— SUPPLIED MATERIAL —
※ ※ ※
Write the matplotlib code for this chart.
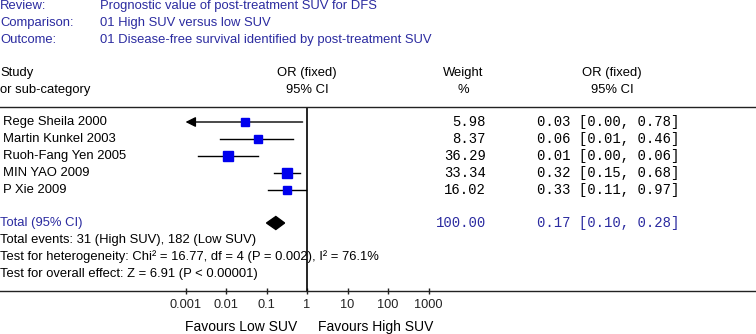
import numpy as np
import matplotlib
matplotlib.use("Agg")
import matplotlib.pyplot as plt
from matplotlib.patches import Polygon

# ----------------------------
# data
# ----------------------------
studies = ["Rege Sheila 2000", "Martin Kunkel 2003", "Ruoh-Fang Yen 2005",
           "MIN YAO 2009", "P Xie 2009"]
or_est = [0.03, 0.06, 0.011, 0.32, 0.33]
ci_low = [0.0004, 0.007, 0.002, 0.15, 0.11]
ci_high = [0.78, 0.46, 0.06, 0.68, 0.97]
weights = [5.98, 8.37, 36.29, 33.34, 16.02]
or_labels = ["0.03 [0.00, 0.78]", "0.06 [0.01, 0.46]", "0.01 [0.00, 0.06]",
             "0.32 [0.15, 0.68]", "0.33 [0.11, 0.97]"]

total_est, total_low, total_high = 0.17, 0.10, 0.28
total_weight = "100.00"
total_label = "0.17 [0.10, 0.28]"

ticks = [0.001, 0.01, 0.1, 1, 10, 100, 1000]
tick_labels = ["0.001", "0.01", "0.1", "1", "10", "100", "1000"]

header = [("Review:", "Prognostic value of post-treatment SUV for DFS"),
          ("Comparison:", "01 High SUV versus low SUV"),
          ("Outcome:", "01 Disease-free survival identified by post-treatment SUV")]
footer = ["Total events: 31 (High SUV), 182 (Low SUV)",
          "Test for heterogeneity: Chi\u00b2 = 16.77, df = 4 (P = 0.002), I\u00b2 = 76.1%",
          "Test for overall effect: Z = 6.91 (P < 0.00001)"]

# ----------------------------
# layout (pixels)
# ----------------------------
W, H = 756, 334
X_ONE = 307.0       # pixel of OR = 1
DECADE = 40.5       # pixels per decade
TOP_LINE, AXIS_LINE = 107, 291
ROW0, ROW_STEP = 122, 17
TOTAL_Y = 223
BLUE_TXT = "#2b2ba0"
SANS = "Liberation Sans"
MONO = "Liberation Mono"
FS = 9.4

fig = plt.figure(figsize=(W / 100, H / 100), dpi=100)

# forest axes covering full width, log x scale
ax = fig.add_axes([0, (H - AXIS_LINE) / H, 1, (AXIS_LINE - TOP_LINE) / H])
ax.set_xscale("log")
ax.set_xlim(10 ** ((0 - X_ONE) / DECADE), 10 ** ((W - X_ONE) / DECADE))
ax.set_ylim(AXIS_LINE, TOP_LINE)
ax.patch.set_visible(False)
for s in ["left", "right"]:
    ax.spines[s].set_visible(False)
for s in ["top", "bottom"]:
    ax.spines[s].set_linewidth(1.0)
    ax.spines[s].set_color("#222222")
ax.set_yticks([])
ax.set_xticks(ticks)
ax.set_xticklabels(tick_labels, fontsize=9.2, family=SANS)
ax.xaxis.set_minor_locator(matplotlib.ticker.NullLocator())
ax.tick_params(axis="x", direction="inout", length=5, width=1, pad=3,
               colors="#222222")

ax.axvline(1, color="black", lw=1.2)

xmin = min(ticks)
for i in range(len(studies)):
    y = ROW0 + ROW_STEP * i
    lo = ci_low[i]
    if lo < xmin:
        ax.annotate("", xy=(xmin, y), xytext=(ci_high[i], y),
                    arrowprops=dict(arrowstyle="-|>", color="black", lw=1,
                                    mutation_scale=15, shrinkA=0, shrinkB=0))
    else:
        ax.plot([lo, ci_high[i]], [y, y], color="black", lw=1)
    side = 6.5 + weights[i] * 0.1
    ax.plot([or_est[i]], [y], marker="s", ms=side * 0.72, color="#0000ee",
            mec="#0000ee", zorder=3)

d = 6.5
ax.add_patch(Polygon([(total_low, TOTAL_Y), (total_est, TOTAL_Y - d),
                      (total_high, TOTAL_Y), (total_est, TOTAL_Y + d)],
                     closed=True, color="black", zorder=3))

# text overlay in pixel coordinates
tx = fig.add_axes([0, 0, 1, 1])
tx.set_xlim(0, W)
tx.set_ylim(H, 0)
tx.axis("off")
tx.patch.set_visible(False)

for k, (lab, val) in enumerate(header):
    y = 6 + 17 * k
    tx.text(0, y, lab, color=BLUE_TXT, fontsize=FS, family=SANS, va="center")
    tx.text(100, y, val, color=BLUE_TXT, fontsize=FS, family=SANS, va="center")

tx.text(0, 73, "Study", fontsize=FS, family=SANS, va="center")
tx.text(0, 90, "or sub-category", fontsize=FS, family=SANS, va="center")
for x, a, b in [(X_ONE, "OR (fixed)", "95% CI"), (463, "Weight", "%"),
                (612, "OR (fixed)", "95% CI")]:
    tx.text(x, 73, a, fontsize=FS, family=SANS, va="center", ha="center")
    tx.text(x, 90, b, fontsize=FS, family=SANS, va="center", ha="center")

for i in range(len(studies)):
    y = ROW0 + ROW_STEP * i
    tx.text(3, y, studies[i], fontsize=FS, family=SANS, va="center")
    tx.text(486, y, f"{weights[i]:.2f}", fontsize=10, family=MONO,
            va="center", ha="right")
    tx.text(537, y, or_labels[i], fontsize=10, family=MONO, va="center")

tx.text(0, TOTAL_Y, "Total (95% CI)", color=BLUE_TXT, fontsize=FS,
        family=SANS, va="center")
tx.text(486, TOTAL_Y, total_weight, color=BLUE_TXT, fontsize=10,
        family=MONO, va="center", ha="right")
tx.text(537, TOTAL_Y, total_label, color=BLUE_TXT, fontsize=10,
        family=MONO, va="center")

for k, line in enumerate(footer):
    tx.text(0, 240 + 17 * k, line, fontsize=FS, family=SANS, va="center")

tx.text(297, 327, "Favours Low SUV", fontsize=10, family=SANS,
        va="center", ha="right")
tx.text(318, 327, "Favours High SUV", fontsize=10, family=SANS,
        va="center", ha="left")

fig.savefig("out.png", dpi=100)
※ ※ ※
Transcribe the full listing character for character. Pictures are excluded.

— TASK OUTPUT —
Write the matplotlib code for this chart.
import numpy as np
import matplotlib
matplotlib.use("Agg")
import matplotlib.pyplot as plt
from matplotlib.patches import Polygon

# ----------------------------
# data
# ----------------------------
studies = ["Rege Sheila 2000", "Martin Kunkel 2003", "Ruoh-Fang Yen 2005",
           "MIN YAO 2009", "P Xie 2009"]
or_est = [0.03, 0.06, 0.011, 0.32, 0.33]
ci_low = [0.0004, 0.007, 0.002, 0.15, 0.11]
ci_high = [0.78, 0.46, 0.06, 0.68, 0.97]
weights = [5.98, 8.37, 36.29, 33.34, 16.02]
or_labels = ["0.03 [0.00, 0.78]", "0.06 [0.01, 0.46]", "0.01 [0.00, 0.06]",
             "0.32 [0.15, 0.68]", "0.33 [0.11, 0.97]"]

total_est, total_low, total_high = 0.17, 0.10, 0.28
total_weight = "100.00"
total_label = "0.17 [0.10, 0.28]"

ticks = [0.001, 0.01, 0.1, 1, 10, 100, 1000]
tick_labels = ["0.001", "0.01", "0.1", "1", "10", "100", "1000"]

header = [("Review:", "Prognostic value of post-treatment SUV for DFS"),
          ("Comparison:", "01 High SUV versus low SUV"),
          ("Outcome:", "01 Disease-free survival identified by post-treatment SUV")]
footer = ["Total events: 31 (High SUV), 182 (Low SUV)",
          "Test for heterogeneity: Chi\u00b2 = 16.77, df = 4 (P = 0.002), I\u00b2 = 76.1%",
          "Test for overall effect: Z = 6.91 (P < 0.00001)"]

# ----------------------------
# layout (pixels)
# ----------------------------
W, H = 756, 334
X_ONE = 307.0       # pixel of OR = 1
DECADE = 40.5       # pixels per decade
TOP_LINE, AXIS_LINE = 107, 291
ROW0, ROW_STEP = 122, 17
TOTAL_Y = 223
BLUE_TXT = "#2b2ba0"
SANS = "Liberation Sans"
MONO = "Liberation Mono"
FS = 9.4

fig = plt.figure(figsize=(W / 100, H / 100), dpi=100)

# forest axes covering full width, log x scale
ax = fig.add_axes([0, (H - AXIS_LINE) / H, 1, (AXIS_LINE - TOP_LINE) / H])
ax.set_xscale("log")
ax.set_xlim(10 ** ((0 - X_ONE) / DECADE), 10 ** ((W - X_ONE) / DECADE))
ax.set_ylim(AXIS_LINE, TOP_LINE)
ax.patch.set_visible(False)
for s in ["left", "right"]:
    ax.spines[s].set_visible(False)
for s in ["top", "bottom"]:
    ax.spines[s].set_linewidth(1.0)
    ax.spines[s].set_color("#222222")
ax.set_yticks([])
ax.set_xticks(ticks)
ax.set_xticklabels(tick_labels, fontsize=9.2, family=SANS)
ax.xaxis.set_minor_locator(matplotlib.ticker.NullLocator())
ax.tick_params(axis="x", direction="inout", length=5, width=1, pad=3,
               colors="#222222")

ax.axvline(1, color="black", lw=1.2)

xmin = min(ticks)
for i in range(len(studies)):
    y = ROW0 + ROW_STEP * i
    lo = ci_low[i]
    if lo < xmin:
        ax.annotate("", xy=(xmin, y), xytext=(ci_high[i], y),
                    arrowprops=dict(arrowstyle="-|>", color="black", lw=1,
                                    mutation_scale=15, shrinkA=0, shrinkB=0))
    else:
        ax.plot([lo, ci_high[i]], [y, y], color="black", lw=1)
    side = 6.5 + weights[i] * 0.1
    ax.plot([or_est[i]], [y], marker="s", ms=side * 0.72, color="#0000ee",
            mec="#0000ee", zorder=3)

d = 6.5
ax.add_patch(Polygon([(total_low, TOTAL_Y), (total_est, TOTAL_Y - d),
                      (total_high, TOTAL_Y), (total_est, TOTAL_Y + d)],
                     closed=True, color="black", zorder=3))

# text overlay in pixel coordinates
tx = fig.add_axes([0, 0, 1, 1])
tx.set_xlim(0, W)
tx.set_ylim(H, 0)
tx.axis("off")
tx.patch.set_visible(False)

for k, (lab, val) in enumerate(header):
    y = 6 + 17 * k
    tx.text(0, y, lab, color=BLUE_TXT, fontsize=FS, family=SANS, va="center")
    tx.text(100, y, val, color=BLUE_TXT, fontsize=FS, family=SANS, va="center")

tx.text(0, 73, "Study", fontsize=FS, family=SANS, va="center")
tx.text(0, 90, "or sub-category", fontsize=FS, family=SANS, va="center")
for x, a, b in [(X_ONE, "OR (fixed)", "95% CI"), (463, "Weight", "%"),
                (612, "OR (fixed)", "95% CI")]:
    tx.text(x, 73, a, fontsize=FS, family=SANS, va="center", ha="center")
    tx.text(x, 90, b, fontsize=FS, family=SANS, va="center", ha="center")

for i in range(len(studies)):
    y = ROW0 + ROW_STEP * i
    tx.text(3, y, studies[i], fontsize=FS, family=SANS, va="center")
    tx.text(486, y, f"{weights[i]:.2f}", fontsize=10, family=MONO,
            va="center", ha="right")
    tx.text(537, y, or_labels[i], fontsize=10, family=MONO, va="center")

tx.text(0, TOTAL_Y, "Total (95% CI)", color=BLUE_TXT, fontsize=FS,
        family=SANS, va="center")
tx.text(486, TOTAL_Y, total_weight, color=BLUE_TXT, fontsize=10,
        family=MONO, va="center", ha="right")
tx.text(537, TOTAL_Y, total_label, color=BLUE_TXT, fontsize=10,
        family=MONO, va="center")

for k, line in enumerate(footer):
    tx.text(0, 240 + 17 * k, line, fontsize=FS, family=SANS, va="center")

tx.text(297, 327, "Favours Low SUV", fontsize=10, family=SANS,
        va="center", ha="right")
tx.text(318, 327, "Favours High SUV", fontsize=10, family=SANS,
        va="center", ha="left")

fig.savefig("out.png", dpi=100)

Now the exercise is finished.